▸ EXERCISE GOAL: Your task is to copy the listing exactly, with the pictures left out.
● ● ● ● ● ● ●
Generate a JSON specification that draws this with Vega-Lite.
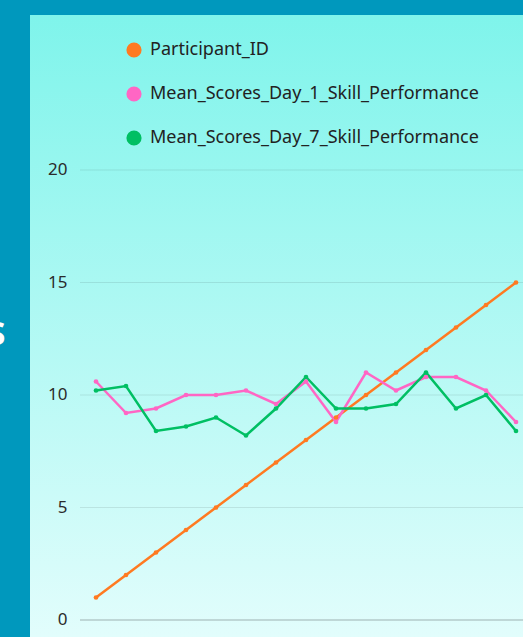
{
  "$schema": "https://vega.github.io/schema/vega-lite/v6.json",
  "autosize": {"type": "none"},
  "width": 493,
  "height": 622,
  "padding": {"left": 30, "top": 15, "right": 0, "bottom": 0},
  "background": "#0098BD",
  "config": {
    "view": {
      "stroke": null,
      "fill": {"gradient": "linear", "x1": 0, "y1": 0, "x2": 0, "y2": 1,
        "stops": [{"offset": 0, "color": "#7FF4EB"}, {"offset": 1, "color": "#E2FDFC"}]}
    },
    "font": "Noto Sans"
  },
  "datasets": {
    "grid": [{"g": 5, "x0": 0.4667, "x1": 15.2333}, {"g": 10, "x0": 0.4667, "x1": 15.2333}, {"g": 15, "x0": 0.4667, "x1": 15.2333}, {"g": 20, "x0": 0.4667, "x1": 15.2333}],
    "base": [{"g": 0, "x0": 0.4667, "x1": 15.2333}]
  },
  "layer": [
    {
      "data": {"name": "grid"},
      "mark": {"type": "rule", "strokeWidth": 1.2, "color": "#000000", "opacity": 0.09},
      "encoding": {
        "y": {"field": "g", "type": "quantitative"},
        "x": {"field": "x0", "type": "quantitative", "axis": null},
        "x2": {"field": "x1"}
      }
    },
    {
      "data": {"name": "base"},
      "mark": {"type": "rule", "strokeWidth": 1.2, "color": "#9EB1B1"},
      "encoding": {
        "y": {"field": "g", "type": "quantitative"},
        "x": {"field": "x0", "type": "quantitative", "axis": null},
        "x2": {"field": "x1"}
      }
    },
    {
      "data": {
        "values": [
          {"id": 1, "series": "Participant_ID", "value": 1},
          {"id": 2, "series": "Participant_ID", "value": 2},
          {"id": 3, "series": "Participant_ID", "value": 3},
          {"id": 4, "series": "Participant_ID", "value": 4},
          {"id": 5, "series": "Participant_ID", "value": 5},
          {"id": 6, "series": "Participant_ID", "value": 6},
          {"id": 7, "series": "Participant_ID", "value": 7},
          {"id": 8, "series": "Participant_ID", "value": 8},
          {"id": 9, "series": "Participant_ID", "value": 9},
          {"id": 10, "series": "Participant_ID", "value": 10},
          {"id": 11, "series": "Participant_ID", "value": 11},
          {"id": 12, "series": "Participant_ID", "value": 12},
          {"id": 13, "series": "Participant_ID", "value": 13},
          {"id": 14, "series": "Participant_ID", "value": 14},
          {"id": 15, "series": "Participant_ID", "value": 15},
          {"id": 1, "series": "Mean_Scores_Day_1_Skill_Performance", "value": 10.6},
          {"id": 2, "series": "Mean_Scores_Day_1_Skill_Performance", "value": 9.2},
          {"id": 3, "series": "Mean_Scores_Day_1_Skill_Performance", "value": 9.4},
          {"id": 4, "series": "Mean_Scores_Day_1_Skill_Performance", "value": 10.0},
          {"id": 5, "series": "Mean_Scores_Day_1_Skill_Performance", "value": 10.0},
          {"id": 6, "series": "Mean_Scores_Day_1_Skill_Performance", "value": 10.2},
          {"id": 7, "series": "Mean_Scores_Day_1_Skill_Performance", "value": 9.6},
          {"id": 8, "series": "Mean_Scores_Day_1_Skill_Performance", "value": 10.6},
          {"id": 9, "series": "Mean_Scores_Day_1_Skill_Performance", "value": 8.8},
          {"id": 10, "series": "Mean_Scores_Day_1_Skill_Performance", "value": 11.0},
          {"id": 11, "series": "Mean_Scores_Day_1_Skill_Performance", "value": 10.2},
          {"id": 12, "series": "Mean_Scores_Day_1_Skill_Performance", "value": 10.8},
          {"id": 13, "series": "Mean_Scores_Day_1_Skill_Performance", "value": 10.8},
          {"id": 14, "series": "Mean_Scores_Day_1_Skill_Performance", "value": 10.2},
          {"id": 15, "series": "Mean_Scores_Day_1_Skill_Performance", "value": 8.8},
          {"id": 1, "series": "Mean_Scores_Day_7_Skill_Performance", "value": 10.2},
          {"id": 2, "series": "Mean_Scores_Day_7_Skill_Performance", "value": 10.4},
          {"id": 3, "series": "Mean_Scores_Day_7_Skill_Performance", "value": 8.4},
          {"id": 4, "series": "Mean_Scores_Day_7_Skill_Performance", "value": 8.6},
          {"id": 5, "series": "Mean_Scores_Day_7_Skill_Performance", "value": 9.0},
          {"id": 6, "series": "Mean_Scores_Day_7_Skill_Performance", "value": 8.2},
          {"id": 7, "series": "Mean_Scores_Day_7_Skill_Performance", "value": 9.4},
          {"id": 8, "series": "Mean_Scores_Day_7_Skill_Performance", "value": 10.8},
          {"id": 9, "series": "Mean_Scores_Day_7_Skill_Performance", "value": 9.4},
          {"id": 10, "series": "Mean_Scores_Day_7_Skill_Performance", "value": 9.4},
          {"id": 11, "series": "Mean_Scores_Day_7_Skill_Performance", "value": 9.6},
          {"id": 12, "series": "Mean_Scores_Day_7_Skill_Performance", "value": 11.0},
          {"id": 13, "series": "Mean_Scores_Day_7_Skill_Performance", "value": 9.4},
          {"id": 14, "series": "Mean_Scores_Day_7_Skill_Performance", "value": 10.0},
          {"id": 15, "series": "Mean_Scores_Day_7_Skill_Performance", "value": 8.4}
        ]
      },
      "mark": {"type": "line", "strokeWidth": 2.5, "point": {"filled": true, "size": 22}},
      "encoding": {
        "x": {"field": "id", "type": "quantitative",
          "scale": {"domain": [-1.2, 15.2333], "nice": false, "zero": false},
          "axis": null},
        "y": {"field": "value", "type": "quantitative",
          "scale": {"domain": [-0.756, 26.889], "nice": false, "zero": false},
          "axis": {
            "values": [0, 5, 10, 15, 20],
            "offset": -50,
            "grid": false,
            "domain": false,
            "ticks": false,
            "labelPadding": 13,
            "labelFontSize": 17,
            "labelColor": "#2b2b2b",
            "title": "MEAN SCORES",
            "titleAngle": 0,
            "titleAlign": "right",
            "titleBaseline": "middle",
            "titleX": -75,
            "titleY": 319,
            "titleColor": "#ffffff",
            "titleFontSize": 32,
            "titleFontWeight": "bold"
          }},
        "color": {"field": "series", "type": "nominal",
          "scale": {
            "domain": ["Participant_ID", "Mean_Scores_Day_1_Skill_Performance", "Mean_Scores_Day_7_Skill_Performance"],
            "range": ["#FF7A21", "#FF66C4", "#00BF63"]},
          "legend": {
            "orient": "none",
            "legendX": 95,
            "legendY": 26,
            "title": null,
            "symbolType": "circle",
            "symbolSize": 230,
            "symbolStrokeWidth": 0,
            "symbolOpacity": 1,
            "labelFontSize": 18,
            "labelColor": "#222222",
            "labelOffset": 7,
            "rowPadding": 26,
            "labelLimit": 400
          }},
        "order": {"field": "id"}
      }
    }
  ]
}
● ● ● ● ● ● ●
▸ SOLUTION TO THE PROBLEM:
Generate a JSON specification that draws this with Vega-Lite.
{
  "$schema": "https://vega.github.io/schema/vega-lite/v6.json",
  "autosize": {"type": "none"},
  "width": 493,
  "height": 622,
  "padding": {"left": 30, "top": 15, "right": 0, "bottom": 0},
  "background": "#0098BD",
  "config": {
    "view": {
      "stroke": null,
      "fill": {"gradient": "linear", "x1": 0, "y1": 0, "x2": 0, "y2": 1,
        "stops": [{"offset": 0, "color": "#7FF4EB"}, {"offset": 1, "color": "#E2FDFC"}]}
    },
    "font": "Noto Sans"
  },
  "datasets": {
    "grid": [{"g": 5, "x0": 0.4667, "x1": 15.2333}, {"g": 10, "x0": 0.4667, "x1": 15.2333}, {"g": 15, "x0": 0.4667, "x1": 15.2333}, {"g": 20, "x0": 0.4667, "x1": 15.2333}],
    "base": [{"g": 0, "x0": 0.4667, "x1": 15.2333}]
  },
  "layer": [
    {
      "data": {"name": "grid"},
      "mark": {"type": "rule", "strokeWidth": 1.2, "color": "#000000", "opacity": 0.09},
      "encoding": {
        "y": {"field": "g", "type": "quantitative"},
        "x": {"field": "x0", "type": "quantitative", "axis": null},
        "x2": {"field": "x1"}
      }
    },
    {
      "data": {"name": "base"},
      "mark": {"type": "rule", "strokeWidth": 1.2, "color": "#9EB1B1"},
      "encoding": {
        "y": {"field": "g", "type": "quantitative"},
        "x": {"field": "x0", "type": "quantitative", "axis": null},
        "x2": {"field": "x1"}
      }
    },
    {
      "data": {
        "values": [
          {"id": 1, "series": "Participant_ID", "value": 1},
          {"id": 2, "series": "Participant_ID", "value": 2},
          {"id": 3, "series": "Participant_ID", "value": 3},
          {"id": 4, "series": "Participant_ID", "value": 4},
          {"id": 5, "series": "Participant_ID", "value": 5},
          {"id": 6, "series": "Participant_ID", "value": 6},
          {"id": 7, "series": "Participant_ID", "value": 7},
          {"id": 8, "series": "Participant_ID", "value": 8},
          {"id": 9, "series": "Participant_ID", "value": 9},
          {"id": 10, "series": "Participant_ID", "value": 10},
          {"id": 11, "series": "Participant_ID", "value": 11},
          {"id": 12, "series": "Participant_ID", "value": 12},
          {"id": 13, "series": "Participant_ID", "value": 13},
          {"id": 14, "series": "Participant_ID", "value": 14},
          {"id": 15, "series": "Participant_ID", "value": 15},
          {"id": 1, "series": "Mean_Scores_Day_1_Skill_Performance", "value": 10.6},
          {"id": 2, "series": "Mean_Scores_Day_1_Skill_Performance", "value": 9.2},
          {"id": 3, "series": "Mean_Scores_Day_1_Skill_Performance", "value": 9.4},
          {"id": 4, "series": "Mean_Scores_Day_1_Skill_Performance", "value": 10.0},
          {"id": 5, "series": "Mean_Scores_Day_1_Skill_Performance", "value": 10.0},
          {"id": 6, "series": "Mean_Scores_Day_1_Skill_Performance", "value": 10.2},
          {"id": 7, "series": "Mean_Scores_Day_1_Skill_Performance", "value": 9.6},
          {"id": 8, "series": "Mean_Scores_Day_1_Skill_Performance", "value": 10.6},
          {"id": 9, "series": "Mean_Scores_Day_1_Skill_Performance", "value": 8.8},
          {"id": 10, "series": "Mean_Scores_Day_1_Skill_Performance", "value": 11.0},
          {"id": 11, "series": "Mean_Scores_Day_1_Skill_Performance", "value": 10.2},
          {"id": 12, "series": "Mean_Scores_Day_1_Skill_Performance", "value": 10.8},
          {"id": 13, "series": "Mean_Scores_Day_1_Skill_Performance", "value": 10.8},
          {"id": 14, "series": "Mean_Scores_Day_1_Skill_Performance", "value": 10.2},
          {"id": 15, "series": "Mean_Scores_Day_1_Skill_Performance", "value": 8.8},
          {"id": 1, "series": "Mean_Scores_Day_7_Skill_Performance", "value": 10.2},
          {"id": 2, "series": "Mean_Scores_Day_7_Skill_Performance", "value": 10.4},
          {"id": 3, "series": "Mean_Scores_Day_7_Skill_Performance", "value": 8.4},
          {"id": 4, "series": "Mean_Scores_Day_7_Skill_Performance", "value": 8.6},
          {"id": 5, "series": "Mean_Scores_Day_7_Skill_Performance", "value": 9.0},
          {"id": 6, "series": "Mean_Scores_Day_7_Skill_Performance", "value": 8.2},
          {"id": 7, "series": "Mean_Scores_Day_7_Skill_Performance", "value": 9.4},
          {"id": 8, "series": "Mean_Scores_Day_7_Skill_Performance", "value": 10.8},
          {"id": 9, "series": "Mean_Scores_Day_7_Skill_Performance", "value": 9.4},
          {"id": 10, "series": "Mean_Scores_Day_7_Skill_Performance", "value": 9.4},
          {"id": 11, "series": "Mean_Scores_Day_7_Skill_Performance", "value": 9.6},
          {"id": 12, "series": "Mean_Scores_Day_7_Skill_Performance", "value": 11.0},
          {"id": 13, "series": "Mean_Scores_Day_7_Skill_Performance", "value": 9.4},
          {"id": 14, "series": "Mean_Scores_Day_7_Skill_Performance", "value": 10.0},
          {"id": 15, "series": "Mean_Scores_Day_7_Skill_Performance", "value": 8.4}
        ]
      },
      "mark": {"type": "line", "strokeWidth": 2.5, "point": {"filled": true, "size": 22}},
      "encoding": {
        "x": {"field": "id", "type": "quantitative",
          "scale": {"domain": [-1.2, 15.2333], "nice": false, "zero": false},
          "axis": null},
        "y": {"field": "value", "type": "quantitative",
          "scale": {"domain": [-0.756, 26.889], "nice": false, "zero": false},
          "axis": {
            "values": [0, 5, 10, 15, 20],
            "offset": -50,
            "grid": false,
            "domain": false,
            "ticks": false,
            "labelPadding": 13,
            "labelFontSize": 17,
            "labelColor": "#2b2b2b",
            "title": "MEAN SCORES",
            "titleAngle": 0,
            "titleAlign": "right",
            "titleBaseline": "middle",
            "titleX": -75,
            "titleY": 319,
            "titleColor": "#ffffff",
            "titleFontSize": 32,
            "titleFontWeight": "bold"
          }},
        "color": {"field": "series", "type": "nominal",
          "scale": {
            "domain": ["Participant_ID", "Mean_Scores_Day_1_Skill_Performance", "Mean_Scores_Day_7_Skill_Performance"],
            "range": ["#FF7A21", "#FF66C4", "#00BF63"]},
          "legend": {
            "orient": "none",
            "legendX": 95,
            "legendY": 26,
            "title": null,
            "symbolType": "circle",
            "symbolSize": 230,
            "symbolStrokeWidth": 0,
            "symbolOpacity": 1,
            "labelFontSize": 18,
            "labelColor": "#222222",
            "labelOffset": 7,
            "rowPadding": 26,
            "labelLimit": 400
          }},
        "order": {"field": "id"}
      }
    }
  ]
}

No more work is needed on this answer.